Centros de resposta rápida a surtos
Os resultados não acarretam esperança no uso de antivirais, mas trazem dados relevantes para o estabelecimento de estratégias de contenção da transmissão e tratamento da doença. “Os casos que estudámos mostram a importância de manter uma rede colaborativa de centros de resposta rápida para gerir surtos esporádicos, como a varíola-dos-macacos. Com o regresso das viagens aos níveis de antes da pandemia, as autoridades de saúde pública e os profissionais de saúde devem manter vigilância à possibilidade de surgirem mais casos”, explica outro dos autores, Nick Price, do Hospital Guy’s & St Thomas, em comunicado.
Além da necessidade de criação de centros de resposta rápida, Hugh Adler alerta também que os pacientes podem manter-se positivos em testes PCR mesmo após a melhoria das lesões – ou a queda das crostas. “Neste caso pode o teste PCR ficar positivo durante 90 dias mesmo sem o doente transmitir a infecção, como na covid-19? Ou é mesmo um sinal de que a infecção e a possível transmissão ainda persiste? Não sabemos a resposta a isso, mas têm de ser desenvolvidos estudos para podermos responder ao controlo da transmissão”, aponta Adler.
Os sete doentes que foram analisados retrospectivamente apresentaram doença leve e foram tratados em ambiente hospitalar, de forma a controlar a transmissão da infecção. Quatro dos casos foram importados da África Ocidental, enquanto três derivaram da transmissão entre humanos – um profissional de saúde que atendeu casos de VMPX e dois coabitantes de uma pessoa infectada.

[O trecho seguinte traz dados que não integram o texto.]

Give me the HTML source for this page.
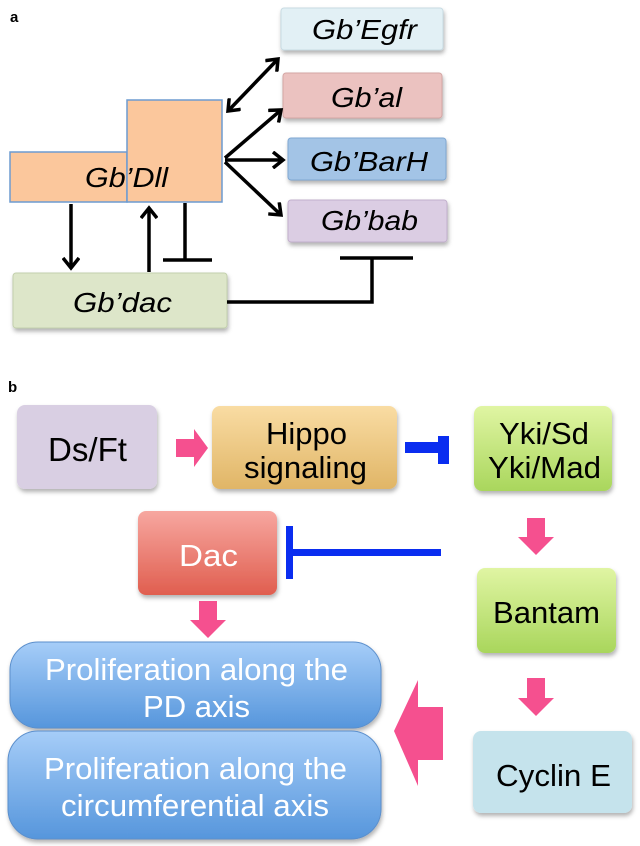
<!DOCTYPE html>
<html><head><meta charset="utf-8"><style>
body{margin:0;background:#fff}
svg{display:block}
text{font-family:"Liberation Sans",sans-serif}
</style></head><body>
<svg width="640" height="846" viewBox="0 0 640 846" xmlns="http://www.w3.org/2000/svg">
<defs>
<linearGradient id="hip" x1="0" y1="0" x2="0" y2="1"><stop offset="0" stop-color="#f9dca3"/><stop offset="1" stop-color="#e0b566"/></linearGradient>
<linearGradient id="grn" x1="0" y1="0" x2="0" y2="1"><stop offset="0" stop-color="#e0f5a3"/><stop offset="1" stop-color="#a9d65c"/></linearGradient>
<linearGradient id="dac" x1="0" y1="0" x2="0" y2="1"><stop offset="0" stop-color="#f7a7a0"/><stop offset="1" stop-color="#e05e4f"/></linearGradient>
<linearGradient id="blu" x1="0" y1="0" x2="0" y2="1"><stop offset="0" stop-color="#a6cdf8"/><stop offset="1" stop-color="#5696dc"/></linearGradient>
<filter id="sh" x="-10%" y="-10%" width="130%" height="140%"><feDropShadow dx="1" dy="3" stdDeviation="2" flood-opacity="0.3"/></filter>
<marker id="ah" markerWidth="16" markerHeight="18" refX="12" refY="9" orient="auto" markerUnits="userSpaceOnUse"><path d="M2,1 L12,9 L2,17" fill="none" stroke="#000" stroke-width="3.5"/></marker>
<marker id="ahs" markerWidth="16" markerHeight="18" refX="4" refY="9" orient="auto" markerUnits="userSpaceOnUse"><path d="M14,1 L4,9 L14,17" fill="none" stroke="#000" stroke-width="3.5"/></marker>
</defs>
<text x="10" y="22" font-size="15" font-weight="bold">a</text>
<g filter="url(#sh)" stroke-width="1">
<rect x="281" y="8" width="162" height="42" rx="3" fill="#e2f0f5" stroke="#c8dbe3"/>
<rect x="283" y="73" width="159" height="45" rx="3" fill="#ebc2c0" stroke="#d4a6a4"/>
<rect x="288" y="138" width="158" height="42" rx="3" fill="#a3c4e6" stroke="#7fa7d2"/>
<rect x="288" y="200" width="159" height="42" rx="3" fill="#dbcde3" stroke="#c2b0cc"/>
<rect x="13" y="273" width="214" height="55" rx="3" fill="#dde6c9" stroke="#c3d0ad"/>
</g>
<rect x="10" y="152" width="117" height="50" fill="#fbc79c" stroke="#6d9bd1" stroke-width="1.5"/>
<rect x="127" y="100" width="95" height="102" fill="#fbc79c" stroke="#6d9bd1" stroke-width="1.5"/>
<g font-style="italic" font-size="28" lengthAdjust="spacingAndGlyphs">
<text x="312" y="39" textLength="105" lengthAdjust="spacingAndGlyphs">Gb’Egfr</text>
<text x="331" y="107" textLength="71" lengthAdjust="spacingAndGlyphs">Gb’al</text>
<text x="310" y="171" textLength="118" lengthAdjust="spacingAndGlyphs">Gb’BarH</text>
<text x="321" y="230" textLength="97" lengthAdjust="spacingAndGlyphs">Gb’bab</text>
<text x="85" y="187" textLength="83" lengthAdjust="spacingAndGlyphs">Gb’Dll</text>
<text x="73" y="312" textLength="99" lengthAdjust="spacingAndGlyphs">Gb’dac</text>
</g>
<g stroke="#000" stroke-width="3.5" fill="none">
<line x1="71" y1="204" x2="71" y2="268" marker-end="url(#ah)"/>
<line x1="149" y1="272" x2="149" y2="208" marker-end="url(#ah)"/>
<line x1="185" y1="203" x2="185" y2="260"/><line x1="163" y1="260" x2="212" y2="260"/>
<polyline points="227,302 372,302 372,258"/><line x1="340" y1="258" x2="413" y2="258"/>
<line x1="228" y1="111" x2="278" y2="59" marker-start="url(#ahs)" marker-end="url(#ah)"/>
<line x1="225" y1="158" x2="281" y2="110" marker-end="url(#ah)"/>
<line x1="225" y1="160" x2="283" y2="160" marker-end="url(#ah)"/>
<line x1="225" y1="162" x2="281" y2="215" marker-end="url(#ah)"/>
</g>

<text x="8" y="392" font-size="15" font-weight="bold">b</text>
<g filter="url(#sh)">
<rect x="17" y="405" width="140" height="84" rx="8" fill="#d9cfe3"/>
<rect x="212" y="406" width="185" height="83" rx="8" fill="url(#hip)"/>
<rect x="474" y="406" width="138" height="85" rx="8" fill="url(#grn)"/>
<rect x="138" y="511" width="139" height="84" rx="8" fill="url(#dac)"/>
<rect x="477" y="568" width="139" height="85" rx="8" fill="url(#grn)"/>
<rect x="473" y="731" width="159" height="82" rx="8" fill="#c5e3ec"/>
<rect x="10" y="642" width="371" height="86" rx="28" fill="url(#blu)" stroke="#5b8fcc"/>
<rect x="8" y="731" width="373" height="108" rx="30" fill="url(#blu)" stroke="#5b8fcc"/>
</g>
<g font-size="31">
<text x="48" y="461" font-size="33" textLength="79" lengthAdjust="spacingAndGlyphs">Ds/Ft</text>
<text x="266" y="444" textLength="81" lengthAdjust="spacingAndGlyphs">Hippo</text>
<text x="244" y="478" textLength="123" lengthAdjust="spacingAndGlyphs">signaling</text>
<text x="499" y="444" textLength="90" lengthAdjust="spacingAndGlyphs">Yki/Sd</text>
<text x="488" y="478" textLength="113" lengthAdjust="spacingAndGlyphs">Yki/Mad</text>
<text x="179" y="566" fill="#fff" textLength="59" lengthAdjust="spacingAndGlyphs">Dac</text>
<text x="493" y="623" textLength="107" lengthAdjust="spacingAndGlyphs">Bantam</text>
<text x="496" y="786" textLength="115" lengthAdjust="spacingAndGlyphs">Cyclin E</text>
<g fill="#fff">
<text x="45" y="680" textLength="303" lengthAdjust="spacingAndGlyphs">Proliferation along the</text>
<text x="143" y="717" textLength="107" lengthAdjust="spacingAndGlyphs">PD axis</text>
<text x="44" y="779" textLength="303" lengthAdjust="spacingAndGlyphs">Proliferation along the</text>
<text x="61" y="816" textLength="268" lengthAdjust="spacingAndGlyphs">circumferential axis</text>
</g>
</g>
<g fill="#f5508f">
<polygon points="176,439 194,439 194,429 208,448 194,467 194,457 176,457"/>
<polygon points="527,518 545,518 545,537 554,537 536,555 518,537 527,537"/>
<polygon points="527,678 545,678 545,698 554,698 536,716 518,698 527,698"/>
<polygon points="199,601 217,601 217,620 226,620 208,638 190,620 199,620"/>
<polygon points="443,707 418,707 418,680 394,731 418,786 418,760 443,760"/>
</g>
<g fill="#0a2df0">
<rect x="405" y="442" width="36" height="11"/><rect x="438" y="436" width="11" height="28"/>
<rect x="293" y="549" width="148" height="7"/><rect x="286" y="526" width="7" height="53"/>
</g>
</svg>
</body></html>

Os surtos de VMPX fora do continente africano são incomuns, mas nos últimos dias, há surtos em quase 20 países, ultrapassando neste momento os 150 casos confirmados. Em Portugal foram confirmados esta segunda-feira 37 casos, alastrando-se pela primeira vez para o Norte e para o Algarve.

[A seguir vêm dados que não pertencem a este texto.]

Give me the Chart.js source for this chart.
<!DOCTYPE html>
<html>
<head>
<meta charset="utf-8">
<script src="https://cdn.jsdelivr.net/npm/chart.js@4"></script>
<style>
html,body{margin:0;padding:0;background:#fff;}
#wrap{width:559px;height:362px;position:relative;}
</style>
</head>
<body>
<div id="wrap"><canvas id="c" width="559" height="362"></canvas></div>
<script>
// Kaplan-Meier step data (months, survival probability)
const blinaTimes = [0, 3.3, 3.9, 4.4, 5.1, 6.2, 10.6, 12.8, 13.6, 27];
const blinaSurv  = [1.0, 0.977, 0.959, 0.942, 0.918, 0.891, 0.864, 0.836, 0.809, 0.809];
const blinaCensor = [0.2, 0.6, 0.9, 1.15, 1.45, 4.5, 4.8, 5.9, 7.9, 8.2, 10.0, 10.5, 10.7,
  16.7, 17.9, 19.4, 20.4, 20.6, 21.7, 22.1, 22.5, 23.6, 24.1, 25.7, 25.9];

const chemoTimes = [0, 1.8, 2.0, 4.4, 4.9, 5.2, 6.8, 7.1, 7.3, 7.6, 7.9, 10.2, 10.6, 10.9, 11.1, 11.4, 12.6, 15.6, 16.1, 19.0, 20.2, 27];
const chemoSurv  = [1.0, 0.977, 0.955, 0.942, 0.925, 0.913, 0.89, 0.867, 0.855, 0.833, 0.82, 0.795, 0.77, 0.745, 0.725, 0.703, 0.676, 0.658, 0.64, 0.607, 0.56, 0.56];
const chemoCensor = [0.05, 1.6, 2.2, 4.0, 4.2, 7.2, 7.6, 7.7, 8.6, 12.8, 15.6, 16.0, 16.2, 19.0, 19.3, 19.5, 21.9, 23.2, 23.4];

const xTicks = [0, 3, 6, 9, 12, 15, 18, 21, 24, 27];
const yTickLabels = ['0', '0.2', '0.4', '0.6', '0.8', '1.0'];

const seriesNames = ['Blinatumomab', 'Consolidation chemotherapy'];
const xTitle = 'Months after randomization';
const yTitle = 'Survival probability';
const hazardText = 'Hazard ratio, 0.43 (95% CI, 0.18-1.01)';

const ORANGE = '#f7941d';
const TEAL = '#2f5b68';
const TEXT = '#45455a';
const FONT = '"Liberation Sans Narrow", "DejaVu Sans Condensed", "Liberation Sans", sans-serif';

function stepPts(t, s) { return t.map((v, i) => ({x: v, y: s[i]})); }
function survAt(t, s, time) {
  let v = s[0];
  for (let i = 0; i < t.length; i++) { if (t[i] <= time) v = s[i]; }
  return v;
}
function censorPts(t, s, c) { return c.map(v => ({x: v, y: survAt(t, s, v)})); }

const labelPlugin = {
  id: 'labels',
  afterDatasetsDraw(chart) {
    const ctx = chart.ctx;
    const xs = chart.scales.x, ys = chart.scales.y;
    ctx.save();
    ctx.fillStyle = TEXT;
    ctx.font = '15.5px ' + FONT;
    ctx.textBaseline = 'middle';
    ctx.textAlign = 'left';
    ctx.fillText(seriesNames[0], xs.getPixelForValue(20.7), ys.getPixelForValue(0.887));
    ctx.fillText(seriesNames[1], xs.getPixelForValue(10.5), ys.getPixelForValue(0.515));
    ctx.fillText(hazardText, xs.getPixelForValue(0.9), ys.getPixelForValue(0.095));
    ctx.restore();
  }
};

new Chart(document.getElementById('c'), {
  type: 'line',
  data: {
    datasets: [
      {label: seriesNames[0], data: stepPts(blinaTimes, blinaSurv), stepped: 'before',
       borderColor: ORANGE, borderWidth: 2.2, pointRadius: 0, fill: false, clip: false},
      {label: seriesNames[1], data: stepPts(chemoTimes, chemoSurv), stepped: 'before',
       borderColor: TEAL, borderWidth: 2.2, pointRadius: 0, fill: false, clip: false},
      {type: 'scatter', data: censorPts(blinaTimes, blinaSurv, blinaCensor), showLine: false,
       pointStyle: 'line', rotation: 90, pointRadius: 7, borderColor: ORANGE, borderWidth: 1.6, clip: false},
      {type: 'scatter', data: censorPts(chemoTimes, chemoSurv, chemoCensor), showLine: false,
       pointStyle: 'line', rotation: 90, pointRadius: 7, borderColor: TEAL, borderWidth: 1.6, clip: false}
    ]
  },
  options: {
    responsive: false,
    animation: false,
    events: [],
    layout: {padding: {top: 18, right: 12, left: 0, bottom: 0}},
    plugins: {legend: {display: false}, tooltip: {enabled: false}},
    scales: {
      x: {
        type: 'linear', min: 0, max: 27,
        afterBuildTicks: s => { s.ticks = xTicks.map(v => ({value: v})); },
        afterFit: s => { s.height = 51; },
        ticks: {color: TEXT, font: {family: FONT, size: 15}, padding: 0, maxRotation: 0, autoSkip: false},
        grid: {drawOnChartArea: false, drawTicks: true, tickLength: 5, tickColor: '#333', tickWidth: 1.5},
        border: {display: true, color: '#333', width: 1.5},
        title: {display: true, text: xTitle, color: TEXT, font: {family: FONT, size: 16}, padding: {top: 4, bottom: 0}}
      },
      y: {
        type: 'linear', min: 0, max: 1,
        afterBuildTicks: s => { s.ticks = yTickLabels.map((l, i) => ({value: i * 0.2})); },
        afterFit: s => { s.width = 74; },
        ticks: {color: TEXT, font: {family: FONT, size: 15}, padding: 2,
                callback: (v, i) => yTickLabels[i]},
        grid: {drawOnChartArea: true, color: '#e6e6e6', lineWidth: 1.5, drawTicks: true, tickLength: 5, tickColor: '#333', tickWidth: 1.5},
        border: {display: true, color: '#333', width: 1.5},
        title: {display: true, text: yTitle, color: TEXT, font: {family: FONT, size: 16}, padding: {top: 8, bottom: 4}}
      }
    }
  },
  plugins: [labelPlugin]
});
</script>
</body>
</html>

Ao longo da última semana, o Centro Europeu de Controlo de Doenças e a própria Organização Mundial da Saúde mencionaram os antivirais entre as estratégias de combate à VMPX, algo que estes resultados observacionais não corroboram – apesar de só terem sido observadas quatro pessoas. A equipa de investigadores descreveu as características clínicas, resultados virológicos e resposta aos antivirais, através da revisão de notas dos casos clínicos.
Actualmente não existem tratamentos para o VMPX e há dados limitados sobre a duração do contágio, com o período de incubação a estender-se entre os cinco e os 21 dias. A maioria das mortes pela doença ocorre em crianças e pessoas com sida, mas não existe qualquer relato de óbitos nos surtos fora de países endémicos.